= REQUEST =
Which lines hold the word "chart"? Show each of them.

______________________________

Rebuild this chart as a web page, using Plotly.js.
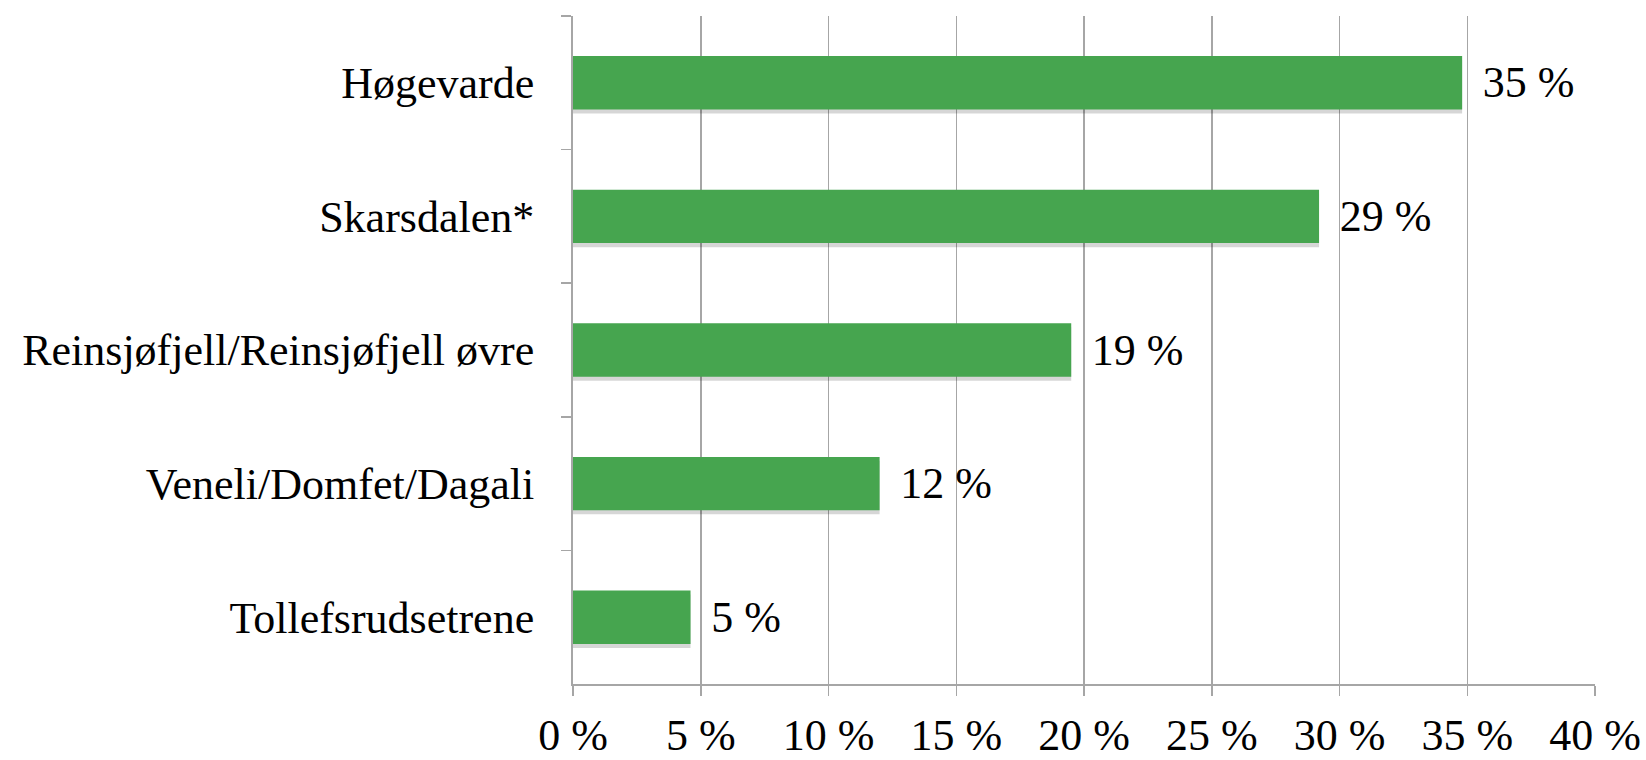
<!DOCTYPE html>
<html><head><meta charset="utf-8">
<script src="https://cdn.plot.ly/plotly-3.0.1.min.js"></script>
<style>html,body{margin:0;padding:0;background:#fff}</style>
</head><body>
<div id="chart" style="width:1646px;height:760px"></div>
<script>
const categories = ["Høgevarde", "Skarsdalen*", "Reinsjøfjell/Reinsjøfjell øvre", "Veneli/Domfet/Dagali", "Tollefsrudsetrene"];
const values = [34.8, 29.2, 19.5, 12.0, 4.6];
const labels = ["35 %", "29 %", "19 %", "12 %", "5 %"];

const FONT = "Liberation Serif, serif";
const shadow = {
  type: "bar", orientation: "h",
  y: categories, x: values,
  marker: {color: "rgba(0,0,0,0.16)"},
  width: 0.4, offset: -0.17, hoverinfo: "none"
};
const trace = {
  type: "bar", orientation: "h",
  y: categories, x: values,
  text: labels.map(t => "\u2009\u2009" + t), textposition: "outside",
  textfont: {family: FONT, size: 44, color: "#000"},
  marker: {color: "#46A54F"},
  width: 0.4, offset: -0.2, cliponaxis: false, hoverinfo: "none"
};
const layout = {
  width: 1646, height: 760,
  margin: {l: 573, r: 51, t: 16, b: 76},
  paper_bgcolor: "#fff", plot_bgcolor: "#fff",
  showlegend: false, barmode: "overlay",
  font: {family: FONT, size: 44, color: "#000"},
  xaxis: {
    range: [0, 40], dtick: 5, tick0: 0, ticksuffix: " %",
    showgrid: true, gridcolor: "#A6A6A6", gridwidth: 1.5,
    zeroline: false, showline: true, linecolor: "#A6A6A6", linewidth: 2,
    ticks: "outside", ticklen: 10, tickcolor: "#A6A6A6", tickwidth: 1.5,
    ticklabelstandoff: 1, tickfont: {family: FONT, size: 44}
  },
  yaxis: {
    autorange: "reversed", type: "category",
    showline: true, linecolor: "#A6A6A6", linewidth: 2,
    ticks: "outside", tickson: "boundaries", ticklen: 10, tickcolor: "#A6A6A6", tickwidth: 1.5,
    showgrid: false, ticklabelstandoff: 28, tickfont: {family: FONT, size: 44}
  }
};
Plotly.newPlot("chart", [shadow, trace], layout, {displayModeBar: false, staticPlot: true});
</script>
</body></html>
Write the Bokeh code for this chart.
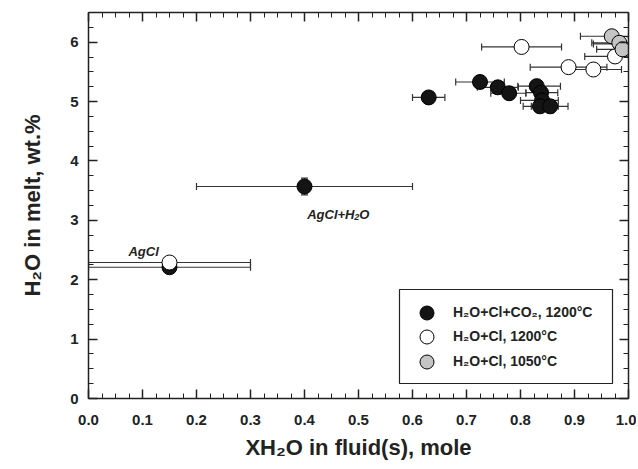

______________________________

= SOLUTION TO THE EXERCISE =
Rebuild this chart as a web page, using Plotly.js.
<div id="chart" style="width:1646px;height:760px"></div>
Plotly.newPlot("chart", [shadow, trace], layout, {displayModeBar: false, staticPlot: true});
Write the Bokeh code for this chart.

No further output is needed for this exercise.